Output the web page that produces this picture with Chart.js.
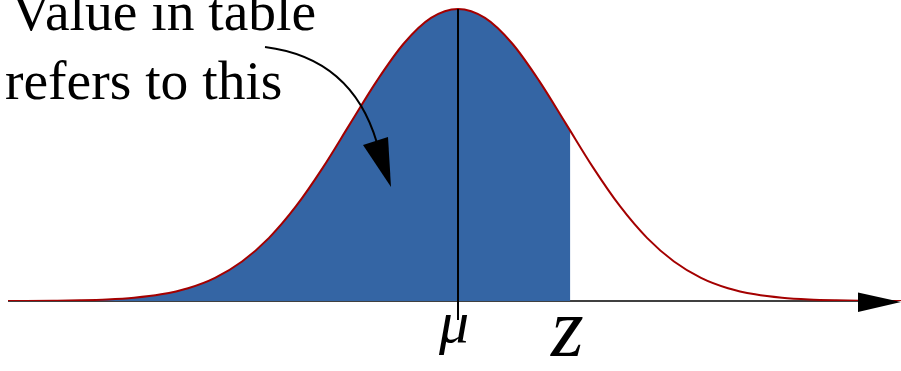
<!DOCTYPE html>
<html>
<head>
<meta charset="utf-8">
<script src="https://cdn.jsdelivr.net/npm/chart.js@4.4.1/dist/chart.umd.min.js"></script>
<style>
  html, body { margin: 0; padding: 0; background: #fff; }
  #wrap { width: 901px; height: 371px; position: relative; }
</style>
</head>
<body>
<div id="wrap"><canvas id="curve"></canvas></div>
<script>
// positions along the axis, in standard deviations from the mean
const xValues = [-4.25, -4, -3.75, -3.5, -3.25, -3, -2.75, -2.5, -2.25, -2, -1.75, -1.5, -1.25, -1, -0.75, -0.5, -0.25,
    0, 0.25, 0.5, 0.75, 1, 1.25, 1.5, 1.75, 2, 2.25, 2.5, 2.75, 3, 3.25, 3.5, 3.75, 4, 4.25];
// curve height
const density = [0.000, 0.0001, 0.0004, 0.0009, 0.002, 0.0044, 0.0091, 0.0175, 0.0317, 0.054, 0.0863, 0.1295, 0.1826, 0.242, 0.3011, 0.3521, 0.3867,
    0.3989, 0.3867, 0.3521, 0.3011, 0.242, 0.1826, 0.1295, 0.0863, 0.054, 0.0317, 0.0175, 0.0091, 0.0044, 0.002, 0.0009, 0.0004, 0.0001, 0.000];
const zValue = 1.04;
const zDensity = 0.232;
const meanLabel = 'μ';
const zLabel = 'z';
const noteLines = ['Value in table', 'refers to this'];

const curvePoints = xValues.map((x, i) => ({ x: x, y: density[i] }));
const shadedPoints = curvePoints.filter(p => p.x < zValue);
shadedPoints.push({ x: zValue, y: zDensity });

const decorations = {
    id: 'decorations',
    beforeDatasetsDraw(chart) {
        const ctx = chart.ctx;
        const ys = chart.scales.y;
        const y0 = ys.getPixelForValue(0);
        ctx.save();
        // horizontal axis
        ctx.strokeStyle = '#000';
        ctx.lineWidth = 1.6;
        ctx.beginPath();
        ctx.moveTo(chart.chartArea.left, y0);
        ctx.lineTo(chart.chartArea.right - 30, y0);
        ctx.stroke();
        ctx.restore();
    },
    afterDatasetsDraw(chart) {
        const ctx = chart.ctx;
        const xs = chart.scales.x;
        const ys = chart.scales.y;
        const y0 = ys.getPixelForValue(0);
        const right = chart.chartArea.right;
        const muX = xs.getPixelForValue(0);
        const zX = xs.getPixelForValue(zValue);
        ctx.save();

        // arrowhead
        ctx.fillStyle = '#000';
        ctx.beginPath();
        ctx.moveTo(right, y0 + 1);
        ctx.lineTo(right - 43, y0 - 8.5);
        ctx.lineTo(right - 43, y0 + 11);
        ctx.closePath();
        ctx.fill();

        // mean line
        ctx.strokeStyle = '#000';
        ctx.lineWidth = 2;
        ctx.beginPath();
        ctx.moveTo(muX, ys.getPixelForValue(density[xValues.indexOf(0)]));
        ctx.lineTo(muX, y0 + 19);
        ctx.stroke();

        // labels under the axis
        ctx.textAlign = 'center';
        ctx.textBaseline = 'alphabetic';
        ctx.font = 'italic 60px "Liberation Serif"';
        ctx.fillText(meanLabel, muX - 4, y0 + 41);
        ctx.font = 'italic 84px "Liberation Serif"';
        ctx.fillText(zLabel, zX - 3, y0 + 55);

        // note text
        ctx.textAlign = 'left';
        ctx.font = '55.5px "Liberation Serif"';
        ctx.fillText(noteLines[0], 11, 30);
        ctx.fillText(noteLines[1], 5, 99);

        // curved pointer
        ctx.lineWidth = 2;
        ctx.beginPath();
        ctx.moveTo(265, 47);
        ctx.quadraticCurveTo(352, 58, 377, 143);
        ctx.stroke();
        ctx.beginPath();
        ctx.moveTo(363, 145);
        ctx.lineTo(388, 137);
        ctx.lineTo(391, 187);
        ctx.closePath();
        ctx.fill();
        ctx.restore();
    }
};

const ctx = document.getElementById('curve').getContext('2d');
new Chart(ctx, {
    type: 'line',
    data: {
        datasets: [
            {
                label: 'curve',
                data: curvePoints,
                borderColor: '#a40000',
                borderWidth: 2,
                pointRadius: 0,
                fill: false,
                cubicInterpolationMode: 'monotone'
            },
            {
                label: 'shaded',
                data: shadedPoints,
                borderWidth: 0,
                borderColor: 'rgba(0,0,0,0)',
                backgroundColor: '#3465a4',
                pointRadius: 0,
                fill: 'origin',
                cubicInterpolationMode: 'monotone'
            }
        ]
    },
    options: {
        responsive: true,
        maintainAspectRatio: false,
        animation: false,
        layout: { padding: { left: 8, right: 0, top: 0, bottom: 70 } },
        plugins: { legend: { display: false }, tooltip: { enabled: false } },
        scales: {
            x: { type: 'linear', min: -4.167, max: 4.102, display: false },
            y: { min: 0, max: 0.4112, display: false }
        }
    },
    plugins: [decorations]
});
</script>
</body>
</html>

*-*-*

REQUEST: The listing above needs to be output again exactly. Don't include the pictures.

RESPONSE FOR THIS EXERCISE:
Output the web page that produces this picture with Chart.js.
<!DOCTYPE html>
<html>
<head>
<meta charset="utf-8">
<script src="https://cdn.jsdelivr.net/npm/chart.js@4.4.1/dist/chart.umd.min.js"></script>
<style>
  html, body { margin: 0; padding: 0; background: #fff; }
  #wrap { width: 901px; height: 371px; position: relative; }
</style>
</head>
<body>
<div id="wrap"><canvas id="curve"></canvas></div>
<script>
// positions along the axis, in standard deviations from the mean
const xValues = [-4.25, -4, -3.75, -3.5, -3.25, -3, -2.75, -2.5, -2.25, -2, -1.75, -1.5, -1.25, -1, -0.75, -0.5, -0.25,
    0, 0.25, 0.5, 0.75, 1, 1.25, 1.5, 1.75, 2, 2.25, 2.5, 2.75, 3, 3.25, 3.5, 3.75, 4, 4.25];
// curve height
const density = [0.000, 0.0001, 0.0004, 0.0009, 0.002, 0.0044, 0.0091, 0.0175, 0.0317, 0.054, 0.0863, 0.1295, 0.1826, 0.242, 0.3011, 0.3521, 0.3867,
    0.3989, 0.3867, 0.3521, 0.3011, 0.242, 0.1826, 0.1295, 0.0863, 0.054, 0.0317, 0.0175, 0.0091, 0.0044, 0.002, 0.0009, 0.0004, 0.0001, 0.000];
const zValue = 1.04;
const zDensity = 0.232;
const meanLabel = 'μ';
const zLabel = 'z';
const noteLines = ['Value in table', 'refers to this'];

const curvePoints = xValues.map((x, i) => ({ x: x, y: density[i] }));
const shadedPoints = curvePoints.filter(p => p.x < zValue);
shadedPoints.push({ x: zValue, y: zDensity });

const decorations = {
    id: 'decorations',
    beforeDatasetsDraw(chart) {
        const ctx = chart.ctx;
        const ys = chart.scales.y;
        const y0 = ys.getPixelForValue(0);
        ctx.save();
        // horizontal axis
        ctx.strokeStyle = '#000';
        ctx.lineWidth = 1.6;
        ctx.beginPath();
        ctx.moveTo(chart.chartArea.left, y0);
        ctx.lineTo(chart.chartArea.right - 30, y0);
        ctx.stroke();
        ctx.restore();
    },
    afterDatasetsDraw(chart) {
        const ctx = chart.ctx;
        const xs = chart.scales.x;
        const ys = chart.scales.y;
        const y0 = ys.getPixelForValue(0);
        const right = chart.chartArea.right;
        const muX = xs.getPixelForValue(0);
        const zX = xs.getPixelForValue(zValue);
        ctx.save();

        // arrowhead
        ctx.fillStyle = '#000';
        ctx.beginPath();
        ctx.moveTo(right, y0 + 1);
        ctx.lineTo(right - 43, y0 - 8.5);
        ctx.lineTo(right - 43, y0 + 11);
        ctx.closePath();
        ctx.fill();

        // mean line
        ctx.strokeStyle = '#000';
        ctx.lineWidth = 2;
        ctx.beginPath();
        ctx.moveTo(muX, ys.getPixelForValue(density[xValues.indexOf(0)]));
        ctx.lineTo(muX, y0 + 19);
        ctx.stroke();

        // labels under the axis
        ctx.textAlign = 'center';
        ctx.textBaseline = 'alphabetic';
        ctx.font = 'italic 60px "Liberation Serif"';
        ctx.fillText(meanLabel, muX - 4, y0 + 41);
        ctx.font = 'italic 84px "Liberation Serif"';
        ctx.fillText(zLabel, zX - 3, y0 + 55);

        // note text
        ctx.textAlign = 'left';
        ctx.font = '55.5px "Liberation Serif"';
        ctx.fillText(noteLines[0], 11, 30);
        ctx.fillText(noteLines[1], 5, 99);

        // curved pointer
        ctx.lineWidth = 2;
        ctx.beginPath();
        ctx.moveTo(265, 47);
        ctx.quadraticCurveTo(352, 58, 377, 143);
        ctx.stroke();
        ctx.beginPath();
        ctx.moveTo(363, 145);
        ctx.lineTo(388, 137);
        ctx.lineTo(391, 187);
        ctx.closePath();
        ctx.fill();
        ctx.restore();
    }
};

const ctx = document.getElementById('curve').getContext('2d');
new Chart(ctx, {
    type: 'line',
    data: {
        datasets: [
            {
                label: 'curve',
                data: curvePoints,
                borderColor: '#a40000',
                borderWidth: 2,
                pointRadius: 0,
                fill: false,
                cubicInterpolationMode: 'monotone'
            },
            {
                label: 'shaded',
                data: shadedPoints,
                borderWidth: 0,
                borderColor: 'rgba(0,0,0,0)',
                backgroundColor: '#3465a4',
                pointRadius: 0,
                fill: 'origin',
                cubicInterpolationMode: 'monotone'
            }
        ]
    },
    options: {
        responsive: true,
        maintainAspectRatio: false,
        animation: false,
        layout: { padding: { left: 8, right: 0, top: 0, bottom: 70 } },
        plugins: { legend: { display: false }, tooltip: { enabled: false } },
        scales: {
            x: { type: 'linear', min: -4.167, max: 4.102, display: false },
            y: { min: 0, max: 0.4112, display: false }
        }
    },
    plugins: [decorations]
});
</script>
</body>
</html>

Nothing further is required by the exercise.